PROBLEM REQUIREMENTS: Repeat, exactly and only, the lines from the beginning of the data through the line with "import numpy as np". Pictures are left out.

DATASET EXCERPTS:
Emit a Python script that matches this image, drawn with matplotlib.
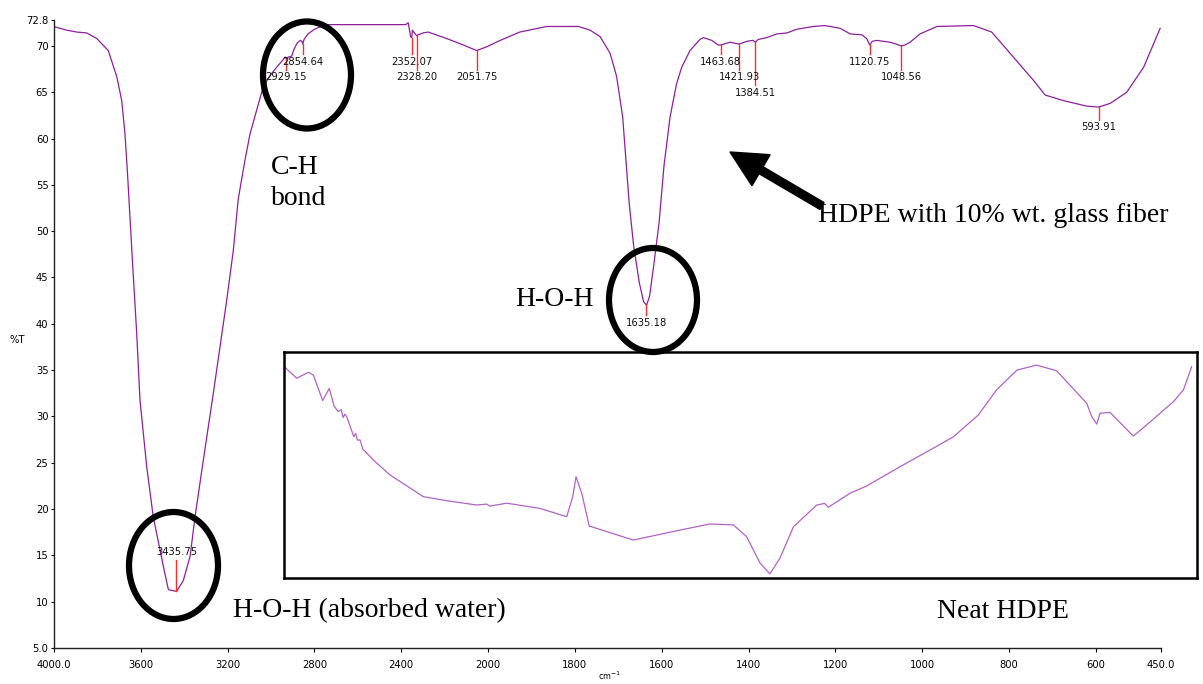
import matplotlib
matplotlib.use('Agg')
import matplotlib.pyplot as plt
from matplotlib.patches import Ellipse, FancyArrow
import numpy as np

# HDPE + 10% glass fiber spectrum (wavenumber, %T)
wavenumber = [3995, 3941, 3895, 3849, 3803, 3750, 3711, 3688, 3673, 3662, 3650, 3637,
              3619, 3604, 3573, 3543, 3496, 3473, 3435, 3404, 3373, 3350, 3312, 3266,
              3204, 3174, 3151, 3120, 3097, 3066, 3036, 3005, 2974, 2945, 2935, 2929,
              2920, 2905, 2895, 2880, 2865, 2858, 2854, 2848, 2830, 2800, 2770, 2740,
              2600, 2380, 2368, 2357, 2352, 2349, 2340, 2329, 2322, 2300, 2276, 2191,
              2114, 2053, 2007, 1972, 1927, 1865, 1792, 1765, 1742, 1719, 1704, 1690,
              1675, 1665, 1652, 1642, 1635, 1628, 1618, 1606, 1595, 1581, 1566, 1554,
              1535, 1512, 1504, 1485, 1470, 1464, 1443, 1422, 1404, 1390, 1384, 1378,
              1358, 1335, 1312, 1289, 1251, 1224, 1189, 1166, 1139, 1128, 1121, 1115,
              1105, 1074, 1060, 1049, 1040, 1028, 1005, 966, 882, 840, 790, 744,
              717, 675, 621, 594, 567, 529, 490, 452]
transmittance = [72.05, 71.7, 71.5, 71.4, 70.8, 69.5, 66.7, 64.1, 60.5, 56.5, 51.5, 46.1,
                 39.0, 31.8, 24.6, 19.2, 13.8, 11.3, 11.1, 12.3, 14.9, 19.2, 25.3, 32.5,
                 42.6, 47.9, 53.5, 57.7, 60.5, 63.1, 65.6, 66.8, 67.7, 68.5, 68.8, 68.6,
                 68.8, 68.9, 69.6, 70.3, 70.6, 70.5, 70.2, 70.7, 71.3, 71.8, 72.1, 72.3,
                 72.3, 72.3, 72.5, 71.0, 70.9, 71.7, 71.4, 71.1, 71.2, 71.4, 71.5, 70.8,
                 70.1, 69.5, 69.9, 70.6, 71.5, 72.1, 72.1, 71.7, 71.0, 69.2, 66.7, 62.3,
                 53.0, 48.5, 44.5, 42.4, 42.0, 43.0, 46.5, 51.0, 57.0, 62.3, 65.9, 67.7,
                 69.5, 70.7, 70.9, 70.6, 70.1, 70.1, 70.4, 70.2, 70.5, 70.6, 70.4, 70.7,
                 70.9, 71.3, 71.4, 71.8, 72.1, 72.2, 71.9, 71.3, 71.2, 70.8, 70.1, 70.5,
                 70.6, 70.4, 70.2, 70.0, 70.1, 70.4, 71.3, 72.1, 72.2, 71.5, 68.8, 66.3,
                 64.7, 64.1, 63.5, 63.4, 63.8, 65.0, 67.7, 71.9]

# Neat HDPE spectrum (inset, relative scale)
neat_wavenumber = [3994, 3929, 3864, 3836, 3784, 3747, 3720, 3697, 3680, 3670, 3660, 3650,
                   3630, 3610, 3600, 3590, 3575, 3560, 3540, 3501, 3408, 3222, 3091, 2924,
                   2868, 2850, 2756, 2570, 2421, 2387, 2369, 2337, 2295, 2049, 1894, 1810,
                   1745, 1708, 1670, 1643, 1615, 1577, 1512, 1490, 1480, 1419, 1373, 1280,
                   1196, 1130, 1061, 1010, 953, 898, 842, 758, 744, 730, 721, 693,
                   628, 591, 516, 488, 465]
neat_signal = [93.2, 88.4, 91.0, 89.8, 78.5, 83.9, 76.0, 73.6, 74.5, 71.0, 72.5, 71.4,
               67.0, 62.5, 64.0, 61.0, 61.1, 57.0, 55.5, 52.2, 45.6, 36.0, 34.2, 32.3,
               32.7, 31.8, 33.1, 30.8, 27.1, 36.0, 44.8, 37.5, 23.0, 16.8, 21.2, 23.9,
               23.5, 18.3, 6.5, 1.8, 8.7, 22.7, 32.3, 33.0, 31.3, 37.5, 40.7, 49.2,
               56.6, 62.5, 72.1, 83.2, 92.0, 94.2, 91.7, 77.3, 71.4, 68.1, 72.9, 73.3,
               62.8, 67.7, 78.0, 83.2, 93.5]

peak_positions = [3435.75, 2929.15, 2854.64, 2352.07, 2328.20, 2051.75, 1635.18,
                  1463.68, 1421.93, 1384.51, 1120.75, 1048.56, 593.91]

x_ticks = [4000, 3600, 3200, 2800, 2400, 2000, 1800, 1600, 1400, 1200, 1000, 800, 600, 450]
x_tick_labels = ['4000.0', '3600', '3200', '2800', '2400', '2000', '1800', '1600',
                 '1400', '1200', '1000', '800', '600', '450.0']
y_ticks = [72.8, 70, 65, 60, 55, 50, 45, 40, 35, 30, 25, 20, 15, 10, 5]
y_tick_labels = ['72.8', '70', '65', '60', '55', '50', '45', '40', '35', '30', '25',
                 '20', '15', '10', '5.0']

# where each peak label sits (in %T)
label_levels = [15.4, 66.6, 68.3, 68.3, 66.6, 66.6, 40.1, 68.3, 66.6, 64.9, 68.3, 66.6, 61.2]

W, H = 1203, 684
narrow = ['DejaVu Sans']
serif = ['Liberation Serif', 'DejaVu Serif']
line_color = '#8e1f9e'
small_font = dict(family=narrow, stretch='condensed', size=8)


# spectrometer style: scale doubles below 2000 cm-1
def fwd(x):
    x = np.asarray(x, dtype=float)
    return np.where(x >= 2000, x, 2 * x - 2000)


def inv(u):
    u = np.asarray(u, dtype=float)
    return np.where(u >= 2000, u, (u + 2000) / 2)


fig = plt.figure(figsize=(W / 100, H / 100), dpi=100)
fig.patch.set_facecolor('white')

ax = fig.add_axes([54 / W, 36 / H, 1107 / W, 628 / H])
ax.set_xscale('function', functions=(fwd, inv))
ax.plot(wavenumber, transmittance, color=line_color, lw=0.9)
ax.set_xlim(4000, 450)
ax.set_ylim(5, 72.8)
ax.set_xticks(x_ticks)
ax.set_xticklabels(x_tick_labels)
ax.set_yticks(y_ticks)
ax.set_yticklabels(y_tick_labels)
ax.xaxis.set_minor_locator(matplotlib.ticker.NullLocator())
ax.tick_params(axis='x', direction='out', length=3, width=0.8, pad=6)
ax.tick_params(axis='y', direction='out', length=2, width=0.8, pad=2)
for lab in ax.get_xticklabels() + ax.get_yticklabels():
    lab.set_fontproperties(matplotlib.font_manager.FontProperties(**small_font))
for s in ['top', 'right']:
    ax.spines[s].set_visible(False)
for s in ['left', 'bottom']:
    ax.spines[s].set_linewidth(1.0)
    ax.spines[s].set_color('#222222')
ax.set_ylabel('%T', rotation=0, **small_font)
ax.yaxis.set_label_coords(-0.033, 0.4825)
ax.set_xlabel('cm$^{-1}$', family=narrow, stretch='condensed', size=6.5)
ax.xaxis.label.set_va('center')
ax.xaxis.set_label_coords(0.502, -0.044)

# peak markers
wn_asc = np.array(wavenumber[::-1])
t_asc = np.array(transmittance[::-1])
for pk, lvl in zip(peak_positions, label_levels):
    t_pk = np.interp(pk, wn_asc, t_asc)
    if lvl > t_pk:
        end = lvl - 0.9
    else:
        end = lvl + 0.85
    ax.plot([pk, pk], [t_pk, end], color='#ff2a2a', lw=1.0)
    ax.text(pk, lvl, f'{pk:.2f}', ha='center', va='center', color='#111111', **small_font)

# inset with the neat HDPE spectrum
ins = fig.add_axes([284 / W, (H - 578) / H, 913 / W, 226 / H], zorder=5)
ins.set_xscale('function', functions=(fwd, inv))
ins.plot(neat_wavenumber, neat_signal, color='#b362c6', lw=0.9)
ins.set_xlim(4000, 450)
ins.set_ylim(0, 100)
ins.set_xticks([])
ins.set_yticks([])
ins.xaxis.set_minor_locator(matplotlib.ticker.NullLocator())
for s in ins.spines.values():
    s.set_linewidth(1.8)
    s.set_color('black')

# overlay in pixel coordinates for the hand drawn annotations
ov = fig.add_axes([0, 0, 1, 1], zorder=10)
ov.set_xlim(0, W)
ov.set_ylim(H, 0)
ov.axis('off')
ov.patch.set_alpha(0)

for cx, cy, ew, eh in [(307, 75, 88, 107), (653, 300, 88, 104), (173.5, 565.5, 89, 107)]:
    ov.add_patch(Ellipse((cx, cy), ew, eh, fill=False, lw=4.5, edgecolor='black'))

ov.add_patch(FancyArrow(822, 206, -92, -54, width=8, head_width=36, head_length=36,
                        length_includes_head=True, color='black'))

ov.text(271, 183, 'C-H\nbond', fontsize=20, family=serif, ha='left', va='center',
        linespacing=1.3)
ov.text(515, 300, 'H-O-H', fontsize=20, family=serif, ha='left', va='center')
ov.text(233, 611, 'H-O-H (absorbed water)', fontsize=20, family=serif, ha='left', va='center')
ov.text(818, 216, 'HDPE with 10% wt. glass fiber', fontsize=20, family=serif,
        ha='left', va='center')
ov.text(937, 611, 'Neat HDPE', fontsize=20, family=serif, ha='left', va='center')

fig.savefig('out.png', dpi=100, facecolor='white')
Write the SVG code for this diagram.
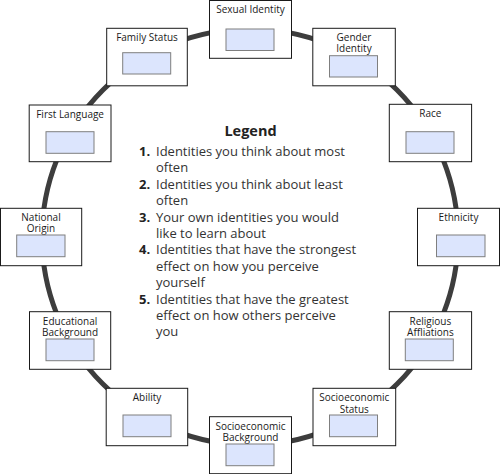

SOLUTION FOR THIS TASK:
Emit a Python script that matches this image, drawn with matplotlib.
import matplotlib
matplotlib.use('Agg')
import matplotlib.pyplot as plt
from matplotlib.patches import Ellipse, FancyArrow
import numpy as np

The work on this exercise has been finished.